> **Directions**: Gather every line from the entries below that includes "this".

(Data listing)
--
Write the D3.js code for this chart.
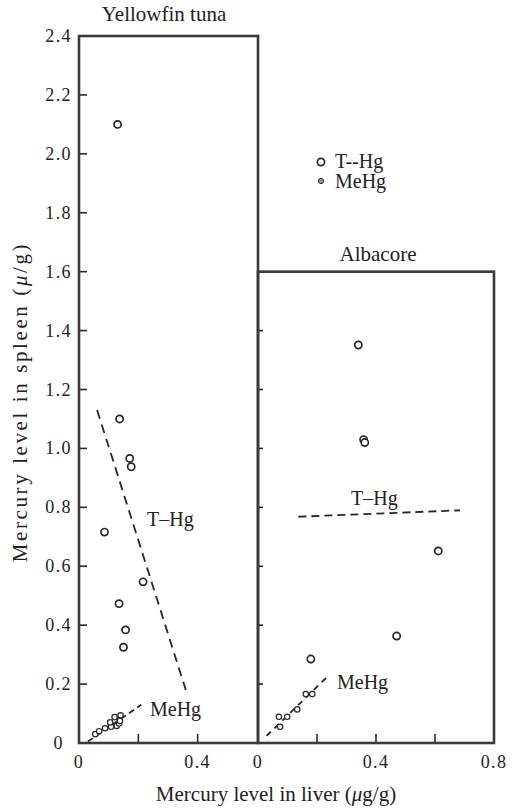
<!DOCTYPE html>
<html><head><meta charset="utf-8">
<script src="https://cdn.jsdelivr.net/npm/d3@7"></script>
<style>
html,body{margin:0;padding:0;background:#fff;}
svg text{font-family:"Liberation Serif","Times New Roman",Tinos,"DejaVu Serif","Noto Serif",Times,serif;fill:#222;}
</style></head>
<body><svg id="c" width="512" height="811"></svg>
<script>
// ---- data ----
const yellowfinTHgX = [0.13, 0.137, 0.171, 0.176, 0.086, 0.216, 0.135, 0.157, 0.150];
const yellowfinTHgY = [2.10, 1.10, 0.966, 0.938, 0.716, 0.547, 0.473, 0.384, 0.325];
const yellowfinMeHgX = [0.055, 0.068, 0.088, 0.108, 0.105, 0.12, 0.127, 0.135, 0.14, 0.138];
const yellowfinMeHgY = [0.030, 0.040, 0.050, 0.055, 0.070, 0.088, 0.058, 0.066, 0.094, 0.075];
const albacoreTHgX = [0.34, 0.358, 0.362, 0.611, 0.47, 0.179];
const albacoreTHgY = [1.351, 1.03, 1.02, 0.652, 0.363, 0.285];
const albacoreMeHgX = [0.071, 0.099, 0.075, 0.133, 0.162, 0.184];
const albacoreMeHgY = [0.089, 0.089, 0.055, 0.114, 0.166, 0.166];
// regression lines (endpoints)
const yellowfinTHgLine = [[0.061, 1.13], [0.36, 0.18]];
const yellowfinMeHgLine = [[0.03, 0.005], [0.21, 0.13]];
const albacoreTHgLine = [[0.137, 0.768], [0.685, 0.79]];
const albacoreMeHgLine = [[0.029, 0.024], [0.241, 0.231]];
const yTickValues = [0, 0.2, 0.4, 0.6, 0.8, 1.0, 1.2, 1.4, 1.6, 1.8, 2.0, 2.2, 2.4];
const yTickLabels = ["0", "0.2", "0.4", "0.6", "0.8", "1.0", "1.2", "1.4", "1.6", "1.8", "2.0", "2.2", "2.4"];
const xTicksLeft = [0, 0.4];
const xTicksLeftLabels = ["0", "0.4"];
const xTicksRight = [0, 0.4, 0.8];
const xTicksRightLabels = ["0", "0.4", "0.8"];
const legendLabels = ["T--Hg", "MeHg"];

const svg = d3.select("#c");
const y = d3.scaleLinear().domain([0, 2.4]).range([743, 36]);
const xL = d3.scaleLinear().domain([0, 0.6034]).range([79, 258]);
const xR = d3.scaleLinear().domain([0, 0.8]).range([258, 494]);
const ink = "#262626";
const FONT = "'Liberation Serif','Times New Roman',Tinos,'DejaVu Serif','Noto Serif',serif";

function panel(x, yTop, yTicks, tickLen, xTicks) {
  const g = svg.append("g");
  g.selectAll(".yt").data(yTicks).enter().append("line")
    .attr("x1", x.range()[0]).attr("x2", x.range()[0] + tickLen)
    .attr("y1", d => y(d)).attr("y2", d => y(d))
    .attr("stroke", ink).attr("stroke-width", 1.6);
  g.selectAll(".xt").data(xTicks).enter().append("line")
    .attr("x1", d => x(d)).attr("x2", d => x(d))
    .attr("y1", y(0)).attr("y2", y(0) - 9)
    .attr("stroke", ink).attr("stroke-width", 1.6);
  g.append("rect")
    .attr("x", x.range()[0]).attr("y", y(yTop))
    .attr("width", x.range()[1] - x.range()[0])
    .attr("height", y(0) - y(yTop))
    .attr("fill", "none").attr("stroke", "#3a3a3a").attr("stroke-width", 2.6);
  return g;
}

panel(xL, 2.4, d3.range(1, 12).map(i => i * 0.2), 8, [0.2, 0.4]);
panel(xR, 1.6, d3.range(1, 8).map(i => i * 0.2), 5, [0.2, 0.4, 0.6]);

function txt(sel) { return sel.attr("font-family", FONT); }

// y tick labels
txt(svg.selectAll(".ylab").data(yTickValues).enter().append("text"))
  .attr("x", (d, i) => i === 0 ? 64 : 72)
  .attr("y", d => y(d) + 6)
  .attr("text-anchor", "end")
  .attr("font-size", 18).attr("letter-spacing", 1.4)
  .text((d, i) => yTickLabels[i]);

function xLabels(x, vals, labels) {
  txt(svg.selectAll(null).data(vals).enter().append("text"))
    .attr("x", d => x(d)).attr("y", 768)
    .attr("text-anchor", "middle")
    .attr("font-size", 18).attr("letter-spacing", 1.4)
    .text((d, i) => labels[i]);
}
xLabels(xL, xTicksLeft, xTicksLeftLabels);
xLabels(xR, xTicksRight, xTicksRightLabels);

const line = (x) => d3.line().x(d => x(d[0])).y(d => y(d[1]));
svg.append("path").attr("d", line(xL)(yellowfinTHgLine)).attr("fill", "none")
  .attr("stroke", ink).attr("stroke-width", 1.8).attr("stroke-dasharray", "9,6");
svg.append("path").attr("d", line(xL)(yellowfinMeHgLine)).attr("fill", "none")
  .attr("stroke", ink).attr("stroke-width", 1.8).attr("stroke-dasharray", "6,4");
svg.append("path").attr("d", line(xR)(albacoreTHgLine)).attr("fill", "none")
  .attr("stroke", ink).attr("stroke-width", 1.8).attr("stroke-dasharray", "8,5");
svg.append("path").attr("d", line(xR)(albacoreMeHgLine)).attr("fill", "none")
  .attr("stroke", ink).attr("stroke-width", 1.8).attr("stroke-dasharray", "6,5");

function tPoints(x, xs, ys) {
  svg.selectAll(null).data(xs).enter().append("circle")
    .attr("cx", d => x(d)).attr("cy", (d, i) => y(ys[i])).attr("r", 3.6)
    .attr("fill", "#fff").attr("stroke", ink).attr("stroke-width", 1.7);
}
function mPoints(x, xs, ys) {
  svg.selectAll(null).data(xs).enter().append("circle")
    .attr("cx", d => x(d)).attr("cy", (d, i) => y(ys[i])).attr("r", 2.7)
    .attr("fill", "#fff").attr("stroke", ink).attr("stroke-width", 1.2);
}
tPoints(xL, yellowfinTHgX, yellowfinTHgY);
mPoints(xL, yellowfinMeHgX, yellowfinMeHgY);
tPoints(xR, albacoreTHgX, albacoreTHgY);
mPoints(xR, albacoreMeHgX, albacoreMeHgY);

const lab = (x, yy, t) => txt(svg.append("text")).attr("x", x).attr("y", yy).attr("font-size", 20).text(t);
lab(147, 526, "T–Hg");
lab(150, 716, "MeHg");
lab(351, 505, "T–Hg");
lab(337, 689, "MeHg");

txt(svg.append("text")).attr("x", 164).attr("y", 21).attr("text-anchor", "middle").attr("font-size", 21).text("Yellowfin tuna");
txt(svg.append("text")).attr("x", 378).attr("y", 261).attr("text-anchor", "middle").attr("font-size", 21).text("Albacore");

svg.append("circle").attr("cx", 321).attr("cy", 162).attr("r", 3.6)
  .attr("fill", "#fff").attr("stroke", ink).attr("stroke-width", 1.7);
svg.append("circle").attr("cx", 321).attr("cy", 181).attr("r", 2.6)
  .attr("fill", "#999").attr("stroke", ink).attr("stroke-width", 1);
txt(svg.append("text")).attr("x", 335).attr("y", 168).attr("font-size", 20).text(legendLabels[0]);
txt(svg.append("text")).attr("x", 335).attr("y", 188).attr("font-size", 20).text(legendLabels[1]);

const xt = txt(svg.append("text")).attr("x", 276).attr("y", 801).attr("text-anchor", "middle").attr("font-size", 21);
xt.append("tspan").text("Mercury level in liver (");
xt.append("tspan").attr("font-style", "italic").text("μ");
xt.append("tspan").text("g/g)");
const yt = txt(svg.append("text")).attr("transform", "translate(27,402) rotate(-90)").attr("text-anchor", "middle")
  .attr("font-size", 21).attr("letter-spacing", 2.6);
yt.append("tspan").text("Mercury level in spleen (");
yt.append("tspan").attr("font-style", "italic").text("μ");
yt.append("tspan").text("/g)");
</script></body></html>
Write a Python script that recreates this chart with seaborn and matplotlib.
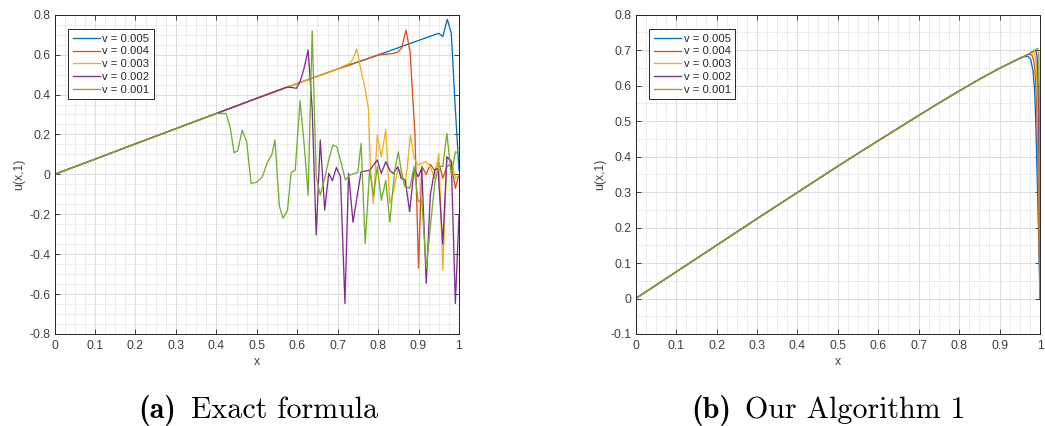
--
> **Exercise result**:
Write the D3.js code for this chart.
Write a Python script that recreates this chart with seaborn and matplotlib.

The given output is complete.